Parko <there.is.an.elephant@the.pantry.door.invalid>wrote:

Parko
Can't offer any insights into Canon's propriety firmware, however...

Have a crack at using Darktable - it's in the repos - for RAW image editing and conversions. It leaves the raw data untouched and creates a sidecar xmp file for the image edit info. It has an active NG/mailing list at gmane.comp.graphics.darktable.user. Highly recommended.

I hadn't tried that for many a moon (three years back at version 0.7.1, which was clearly a beta version).

It has matured nicely. For anyone who wants a do it all in one program, that looks pretty nice.

It also has an advantage in that they've done a very good job of making use of multi-core systems.
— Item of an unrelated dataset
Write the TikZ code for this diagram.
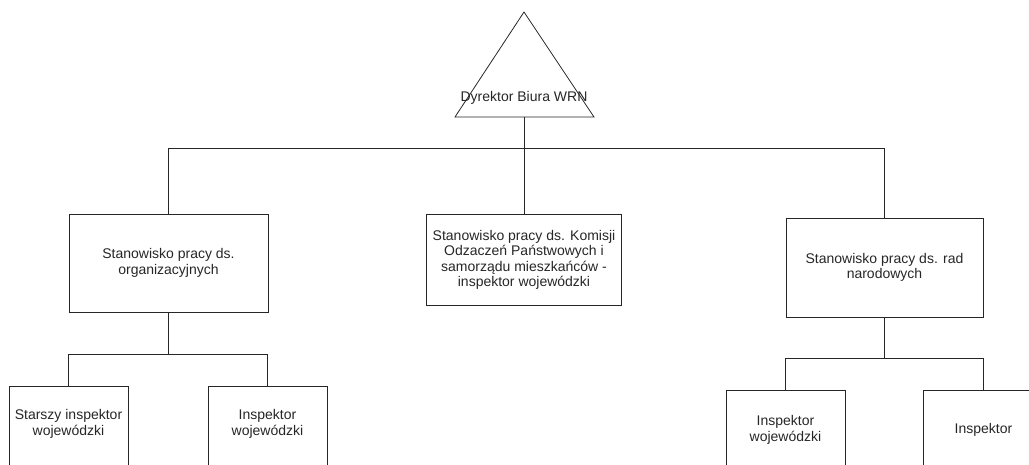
\documentclass[tikz,border=0pt]{standalone}
\usepackage{fontspec}
\setmainfont{Liberation Sans}
\begin{document}
\begin{tikzpicture}[x=1pt,y=-1pt,line width=0.8pt,
  every node/.style={font=\fontsize{14}{15.5}\selectfont,text=black!85},
  box/.style={draw=black!85,rectangle,inner sep=0pt,align=center},
  lbl/.style={align=center,inner sep=0pt},
  conn/.style={draw=black!85}]
\useasboundingbox (0,0) rectangle (1029,464);
\clip (0,0) rectangle (1029,464);
% director triangle
\coordinate (apex) at (524,12);
\coordinate (bl) at (455,117);
\coordinate (br) at (594,117);
\draw[black!85] (apex) -- (br) -- (bl) -- cycle;
\node[lbl] (dir) at (524,98) {Dyrektor Biura WRN};
\coordinate (dirb) at (524,117);
% level 1
\node[box,minimum width=199pt,minimum height=98pt] (org) at (168.5,263) {Stanowisko pracy ds.\\organizacyjnych};
\node[box,minimum width=195pt,minimum height=91pt] (kom) at (524,260) {Stanowisko pracy ds. Komisji\\Odzaczeń Państwowych i\\samorządu mieszkańców -\\inspektor wojewódzki};
\node[box,minimum width=197pt,minimum height=99pt] (rad) at (884.5,267.5) {Stanowisko pracy ds. rad\\narodowych};
% level 2
\node[box,minimum width=119pt,minimum height=100pt] (s1) at (68.5,436) {};
\node[box,minimum width=119pt,minimum height=100pt] (s2) at (267.5,436) {};
\node[box,minimum width=119pt,minimum height=100pt] (r1) at (785.5,440) {};
\node[box,minimum width=120pt,minimum height=100pt] (r2) at (983.5,440) {};
\node[lbl] (s1t) at (68.5,424) {Starszy inspektor\\wojewódzki};
\node[lbl] (s2t) at (267.5,424) {Inspektor\\wojewódzki};
\node[lbl] (r1t) at (785.5,430) {Inspektor\\wojewódzki};
\node[lbl] (r2t) at (983.5,430) {Inspektor};
% connectors
\coordinate (bus) at (524,148);
\draw[conn] (dirb) -- (bus);
\draw[conn] (bus) -| (org.north);
\draw[conn] (bus) -| (rad.north);
\draw[conn] (bus) -- (kom.north);
\coordinate (bus2) at (168.5,354);
\draw[conn] (org.south) -- (bus2);
\draw[conn] (bus2) -| (s1.north);
\draw[conn] (bus2) -| (s2.north);
\coordinate (bus3) at (884.5,358);
\draw[conn] (rad.south) -- (bus3);
\draw[conn] (bus3) -| (r1.north);
\draw[conn] (bus3) -| (r2.north);
\end{tikzpicture}
\end{document}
I tried it on an 8 core system and got virtually the same speed for a batch process of 10 NEF files as I got with the very efficient batch processing system that I use with UFRAW.

Of course since I am not at all familiar with it I can't attest to how it works in a production environment with a practiced operator, but nothing I saw suggested it would not work quite well. (The big question I would have would be what happens when it is used on a folder with say 500 raw files. But given how well other parts are implemented I would expect that to work smoothly too.)

I'm not enthused about the specific tool functionality, as I am very much in favor of a core set of primatives rather than a set of "magic box" functions. Most people would probably do well with as many magic box tools as possible though.

And the one tool I used with a "curves" functionality was extremely difficult to use, as was the histogram provided.

I certainly didn't see any reason that I would switch over to using it, but from now on when someone asks about what is available that will be added to the very short list that I think are worth looking at.